Those praises from abroad, though, are increasingly out of tune with Mexican reality. As the U.S. Congress prepares to vote on a free-trade agreement that would crown Mexico’s historic reforms, and as Mexicans look toward next August’s vote to choose his successor, Salinas’s economic revolution is looking tattered. Income per person, which rebounded smartly during Salinas’s first four years, is falling for the first time since 1988. The economy is verging so close to recession that the government last month abandoned fiscal stringency to prime the pump, handing out $2 billion in tax cuts and boosting the $4.50-a-day minimum wage. Amid complaints that a handful of billionaires have gotten rich off the government’s reforms, Mexicans who reluctantly accepted Salinas’s prescription of short-term pain in return for long-run prosperity are losing patience. “I’m a card-carrying member of the president’s party,” says Esperanza Garcia, 67, who runs a country store in Ocampoo, 200 miles west of Mexico City. “But I have to say that his program simply has not done enough for people like me. Something’s missing.”

Where did the Mexican miracle go astray? The problem, Salinas’s economic advisers claim, is simply that a torpid, state-dominated economy, plagued by high inflation and low investment, can’t be modernized overnight. Bloated companies must slim down and new, more dynamic ones need to gain speed. Workers must be trained to handle jobs more complex than low-skill mass production, and a dismal phone system must be rebuilt almost from scratch. “it takes about 10 years,” figures a senior Mexican official.
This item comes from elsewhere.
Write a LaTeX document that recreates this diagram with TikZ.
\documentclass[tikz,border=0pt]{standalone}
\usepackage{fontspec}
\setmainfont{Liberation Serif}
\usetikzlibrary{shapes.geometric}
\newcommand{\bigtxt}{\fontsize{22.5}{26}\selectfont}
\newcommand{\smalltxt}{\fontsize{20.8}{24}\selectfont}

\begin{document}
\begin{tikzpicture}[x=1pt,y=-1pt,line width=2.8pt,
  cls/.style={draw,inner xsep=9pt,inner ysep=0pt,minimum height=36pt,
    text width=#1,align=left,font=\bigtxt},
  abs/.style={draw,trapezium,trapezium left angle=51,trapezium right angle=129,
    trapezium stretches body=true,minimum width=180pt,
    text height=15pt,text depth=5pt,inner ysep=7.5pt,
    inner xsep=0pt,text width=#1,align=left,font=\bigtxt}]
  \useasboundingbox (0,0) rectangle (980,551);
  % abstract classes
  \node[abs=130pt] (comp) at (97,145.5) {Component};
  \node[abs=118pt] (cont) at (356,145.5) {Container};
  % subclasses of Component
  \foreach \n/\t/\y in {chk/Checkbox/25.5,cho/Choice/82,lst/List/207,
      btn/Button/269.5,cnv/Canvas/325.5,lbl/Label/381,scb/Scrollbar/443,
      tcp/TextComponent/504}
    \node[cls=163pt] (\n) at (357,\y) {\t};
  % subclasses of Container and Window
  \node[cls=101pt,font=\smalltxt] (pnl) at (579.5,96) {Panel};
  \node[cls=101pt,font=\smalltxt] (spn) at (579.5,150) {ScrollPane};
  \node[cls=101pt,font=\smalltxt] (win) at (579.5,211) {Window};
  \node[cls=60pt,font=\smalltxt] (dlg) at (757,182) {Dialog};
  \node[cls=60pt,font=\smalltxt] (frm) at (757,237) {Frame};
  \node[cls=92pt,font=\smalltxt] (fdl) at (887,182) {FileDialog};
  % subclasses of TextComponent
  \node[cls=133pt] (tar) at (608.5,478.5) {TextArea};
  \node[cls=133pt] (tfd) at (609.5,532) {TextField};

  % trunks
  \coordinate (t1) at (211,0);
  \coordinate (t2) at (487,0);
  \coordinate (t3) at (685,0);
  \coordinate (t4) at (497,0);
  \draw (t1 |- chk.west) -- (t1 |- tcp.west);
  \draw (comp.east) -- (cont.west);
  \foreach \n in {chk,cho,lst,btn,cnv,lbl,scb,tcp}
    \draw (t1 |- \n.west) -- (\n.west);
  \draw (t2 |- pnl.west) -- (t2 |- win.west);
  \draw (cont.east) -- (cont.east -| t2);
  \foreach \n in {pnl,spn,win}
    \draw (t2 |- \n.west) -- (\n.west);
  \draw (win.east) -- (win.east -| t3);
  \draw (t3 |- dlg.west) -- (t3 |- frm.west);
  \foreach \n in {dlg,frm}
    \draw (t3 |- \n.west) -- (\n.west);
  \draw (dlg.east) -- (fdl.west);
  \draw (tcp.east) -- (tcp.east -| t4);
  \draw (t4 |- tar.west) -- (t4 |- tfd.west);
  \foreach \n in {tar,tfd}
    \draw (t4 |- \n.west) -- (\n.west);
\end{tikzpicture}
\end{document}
The general sluggishness of the world economy and uncertainty over free trade have hurt Mexico’s growth prospects, but many of the problems are homemade. Finance Minister Pedro Aspe worked a miracle by eliminating a budget deficit that accounted for 14 percent of Mexico’s total output, but he did so mainly by slashing spending on projects like sewers and roads. “Eventually, you pay a price for that,” says Brookings Institution economist Nora Lustig. “The infrastructure isn’t there.” Salinas rushed to privatize without ensuring that free enterprise would lead to more competition and efficiency. The phone-company sell-off that was so popular two years ago is now widely criticized; in a recent poll, one Mexican in four said that the company officials who led the buyout should go to jail. Although there’s a new antitrust commission, near monopolies like TV giant Televisa still use their might to crush upstart challengers. The new, privately financed expressway between Cuernavaca and coastal Acapulco cuts five hours off the former eight-hour ride, but it hasn’t cut Mexico’s high freight costs: the one-way truck toll is $436.
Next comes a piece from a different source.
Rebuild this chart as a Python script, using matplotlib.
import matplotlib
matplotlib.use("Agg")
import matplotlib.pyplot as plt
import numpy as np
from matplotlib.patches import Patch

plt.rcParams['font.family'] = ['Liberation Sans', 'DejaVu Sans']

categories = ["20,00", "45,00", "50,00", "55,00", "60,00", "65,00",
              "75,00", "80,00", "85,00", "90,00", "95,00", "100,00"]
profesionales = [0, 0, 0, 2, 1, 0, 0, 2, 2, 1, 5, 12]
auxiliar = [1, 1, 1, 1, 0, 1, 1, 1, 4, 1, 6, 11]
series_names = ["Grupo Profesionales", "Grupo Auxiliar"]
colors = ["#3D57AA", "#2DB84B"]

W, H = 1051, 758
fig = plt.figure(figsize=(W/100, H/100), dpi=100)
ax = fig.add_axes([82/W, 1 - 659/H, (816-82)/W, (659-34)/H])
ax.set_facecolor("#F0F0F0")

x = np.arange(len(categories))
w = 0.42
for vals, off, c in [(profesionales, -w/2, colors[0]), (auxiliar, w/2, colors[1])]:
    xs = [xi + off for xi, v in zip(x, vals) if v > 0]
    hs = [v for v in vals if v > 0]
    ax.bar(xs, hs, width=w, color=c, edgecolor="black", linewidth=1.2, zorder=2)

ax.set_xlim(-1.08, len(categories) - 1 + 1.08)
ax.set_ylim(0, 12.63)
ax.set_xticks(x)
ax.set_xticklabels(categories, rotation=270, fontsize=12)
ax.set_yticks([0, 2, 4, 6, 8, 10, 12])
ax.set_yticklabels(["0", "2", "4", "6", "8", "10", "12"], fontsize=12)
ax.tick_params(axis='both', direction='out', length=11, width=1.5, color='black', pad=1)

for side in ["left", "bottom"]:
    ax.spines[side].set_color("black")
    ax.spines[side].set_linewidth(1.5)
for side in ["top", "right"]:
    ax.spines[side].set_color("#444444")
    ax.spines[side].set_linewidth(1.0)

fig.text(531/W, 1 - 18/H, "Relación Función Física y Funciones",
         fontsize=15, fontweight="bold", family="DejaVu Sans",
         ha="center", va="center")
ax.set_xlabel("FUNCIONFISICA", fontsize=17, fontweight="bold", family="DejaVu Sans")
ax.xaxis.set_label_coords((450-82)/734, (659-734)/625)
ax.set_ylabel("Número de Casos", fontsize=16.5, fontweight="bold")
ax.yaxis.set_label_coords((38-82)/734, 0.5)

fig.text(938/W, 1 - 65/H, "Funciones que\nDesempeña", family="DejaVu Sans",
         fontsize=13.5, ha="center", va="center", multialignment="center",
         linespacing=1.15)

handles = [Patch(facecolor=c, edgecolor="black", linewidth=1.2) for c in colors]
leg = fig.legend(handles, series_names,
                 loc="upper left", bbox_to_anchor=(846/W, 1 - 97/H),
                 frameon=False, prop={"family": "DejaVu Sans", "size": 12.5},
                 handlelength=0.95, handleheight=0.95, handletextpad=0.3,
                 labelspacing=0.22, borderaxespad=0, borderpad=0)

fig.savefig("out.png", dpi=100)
The most critical problem, though, involves the Mexican peso. Stabilizing the peso-dollar exchange rate was an essential step in restoring economic confidence. To keep it stable, the Banco de Mexico must keep interest rates high in order to entice foreigners to invest in bonds. That strategy has decimated smaller companies that can’t afford to pay 24 percent for short-term bank loans. Acriton, which makes waterproofing materials, is among the lucky ones. Owner Miguel Bernal, 52, won financing for a plant in Morelia from one of the new venture-capital partnerships known as SINCAs–but so far, only about 100 companies in all of Mexico have been able to obtain SINCA loans, Thousands of small manufacturers faced with import competition are lavina off workers in droves.

Some experts urge lower interest rates and devaluation. Others, recalling that former president Jose Lopez Portillo threw Mexico into crisis in 1982 by devaluing after promising to “defend the peso like a dog,” warn that devaluation now would destroy the confidence the government has labored so hard to create. The risk that Washington will reject the free-trade pact only adds to the anxiety. At least until the election, only small exchange-rate changes are likely, so interest rates will remain high and business investment will lag.

If the free-trade agreement is approved, Mexico will get an immediate boost. But free trade by itself won’t be enough to bring back a 1991-style boom. What will? If it stays the course of economic reform, one high-ranking official predicts, “Mexico should be enjoying continuously strong economic growth in the second half of this decade.” The basis for that hope is Chile: although dictator Augusto Pinochet made it the first Latin American country to steer away from statism in 1982, Chile struggled for seven years before the economy finally soared. David De Ferranti, head of the World Bank’s Mexico division, says that experience will repeat itself in Mexico as decaying infrastructure is rebuilt and businesses restructure. “We do see a turnaround,” he says. “We do see a takeoff.” But the possibility that taking off may require big changes is, of course. most unpleasant for officials who thought they had created a miracle.